Looking at the bigger picture, Tennant believes the scandal was initially ignored because it was simply inconvenient.
“I suppose the obvious answer is, it was inconvenient. And while they were gambling on the idea that the public wouldn’t really care if Hugh Grant and Sienna Miller were feeling hard done by, once it became Milly Dowler they realised the game was up and they had to start reporting the story. I suppose they were just hoping it would go away. I don’t know. When you see it in the drama it does look like there was an industry closing their eyes and turning away. That may have been accidental. Who knows?”
But for him, the heart of the story is the people whose lives were devastated.
“The Sienna Miller scene is very telling. Because it shows the human cost. Just because you’re a movie star it doesn’t mean you shouldn’t be allowed some sort of decent expectation of privacy.”
“And because people didn’t understand back then that it was possible that somebody could be listening in on your private messages…why should we think that might have been happening? It’s terrible. The paranoia that fuelled and the desperation to find out who was leaking information to the press…the personal relationships that were destroyed by that. It’s that sort of heartlessness and callousness.”
“I think until it happens to you it’s hard to appreciate how devastating that can be. How appalling at the lack of your own agency within the privacy of your own thoughts.

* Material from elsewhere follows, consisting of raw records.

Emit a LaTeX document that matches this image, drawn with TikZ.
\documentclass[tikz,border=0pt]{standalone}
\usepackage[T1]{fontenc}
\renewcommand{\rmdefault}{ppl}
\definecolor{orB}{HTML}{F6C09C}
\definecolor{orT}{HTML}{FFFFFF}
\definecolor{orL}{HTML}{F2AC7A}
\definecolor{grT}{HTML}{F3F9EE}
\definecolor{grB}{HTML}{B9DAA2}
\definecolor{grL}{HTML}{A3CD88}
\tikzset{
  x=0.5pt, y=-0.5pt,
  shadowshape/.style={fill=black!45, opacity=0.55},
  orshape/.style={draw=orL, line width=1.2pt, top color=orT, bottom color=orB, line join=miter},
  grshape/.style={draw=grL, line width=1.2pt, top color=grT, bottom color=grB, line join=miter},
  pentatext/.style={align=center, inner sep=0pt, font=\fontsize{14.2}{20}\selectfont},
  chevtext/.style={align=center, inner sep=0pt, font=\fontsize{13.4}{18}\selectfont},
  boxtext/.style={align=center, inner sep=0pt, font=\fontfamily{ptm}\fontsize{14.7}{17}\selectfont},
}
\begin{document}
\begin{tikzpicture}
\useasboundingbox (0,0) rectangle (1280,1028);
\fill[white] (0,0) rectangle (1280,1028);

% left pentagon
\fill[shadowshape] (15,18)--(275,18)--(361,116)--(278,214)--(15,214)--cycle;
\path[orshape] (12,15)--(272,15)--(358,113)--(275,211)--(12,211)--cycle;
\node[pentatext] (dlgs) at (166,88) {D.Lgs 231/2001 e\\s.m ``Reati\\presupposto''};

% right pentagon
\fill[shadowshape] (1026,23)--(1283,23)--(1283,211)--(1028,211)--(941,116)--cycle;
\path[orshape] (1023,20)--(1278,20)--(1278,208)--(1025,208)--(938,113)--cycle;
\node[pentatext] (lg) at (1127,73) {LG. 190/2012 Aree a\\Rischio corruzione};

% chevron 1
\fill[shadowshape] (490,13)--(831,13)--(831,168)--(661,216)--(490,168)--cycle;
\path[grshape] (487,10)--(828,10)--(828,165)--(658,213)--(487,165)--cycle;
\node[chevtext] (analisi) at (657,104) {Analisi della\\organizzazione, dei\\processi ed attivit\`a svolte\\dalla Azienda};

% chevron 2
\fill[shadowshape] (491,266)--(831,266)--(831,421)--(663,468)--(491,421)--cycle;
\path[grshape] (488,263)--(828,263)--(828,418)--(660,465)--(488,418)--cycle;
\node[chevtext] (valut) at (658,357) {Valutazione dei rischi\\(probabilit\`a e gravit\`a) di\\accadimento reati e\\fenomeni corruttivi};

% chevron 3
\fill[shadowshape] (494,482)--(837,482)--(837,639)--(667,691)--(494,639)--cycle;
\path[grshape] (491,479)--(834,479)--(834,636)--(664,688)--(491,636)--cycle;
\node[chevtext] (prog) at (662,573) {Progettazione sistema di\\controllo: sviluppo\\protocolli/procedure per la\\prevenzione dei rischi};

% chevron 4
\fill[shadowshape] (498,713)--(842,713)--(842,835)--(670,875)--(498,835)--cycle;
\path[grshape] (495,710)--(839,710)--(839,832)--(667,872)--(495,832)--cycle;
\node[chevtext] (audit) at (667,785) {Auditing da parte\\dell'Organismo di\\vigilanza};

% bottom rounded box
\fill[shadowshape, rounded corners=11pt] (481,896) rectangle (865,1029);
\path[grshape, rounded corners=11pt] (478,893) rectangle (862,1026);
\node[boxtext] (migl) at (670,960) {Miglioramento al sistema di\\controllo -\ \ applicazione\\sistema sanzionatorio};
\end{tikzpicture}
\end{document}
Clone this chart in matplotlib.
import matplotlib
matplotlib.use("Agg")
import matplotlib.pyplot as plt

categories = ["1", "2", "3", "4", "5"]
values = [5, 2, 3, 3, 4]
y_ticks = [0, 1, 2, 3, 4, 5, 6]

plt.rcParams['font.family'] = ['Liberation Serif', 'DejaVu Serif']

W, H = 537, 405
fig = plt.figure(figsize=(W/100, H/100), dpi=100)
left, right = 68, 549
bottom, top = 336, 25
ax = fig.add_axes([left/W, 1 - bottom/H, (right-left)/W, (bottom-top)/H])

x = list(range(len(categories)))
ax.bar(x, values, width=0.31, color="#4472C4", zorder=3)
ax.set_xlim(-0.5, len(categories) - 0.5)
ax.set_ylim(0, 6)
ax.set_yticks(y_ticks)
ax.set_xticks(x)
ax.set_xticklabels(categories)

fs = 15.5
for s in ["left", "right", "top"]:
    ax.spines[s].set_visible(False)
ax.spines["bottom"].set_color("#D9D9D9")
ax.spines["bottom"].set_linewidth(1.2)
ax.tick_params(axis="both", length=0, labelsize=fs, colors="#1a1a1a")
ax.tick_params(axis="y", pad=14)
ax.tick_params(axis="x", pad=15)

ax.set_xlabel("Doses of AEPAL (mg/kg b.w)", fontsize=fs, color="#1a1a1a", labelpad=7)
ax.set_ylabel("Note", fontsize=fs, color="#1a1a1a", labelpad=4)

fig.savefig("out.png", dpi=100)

It almost feels like some sort of surreal theft of your internal self. It took a while for people to really understand the devastation of that.”
And he insists the questions raised remain urgent.
“Of course there is. There is an assumption in certain circles that all of the costs of this have just been flushed away. That none of it really matters.”
As for what he hopes The Hack will achieve?
“I hope we made something that will tell the story that needs telling.”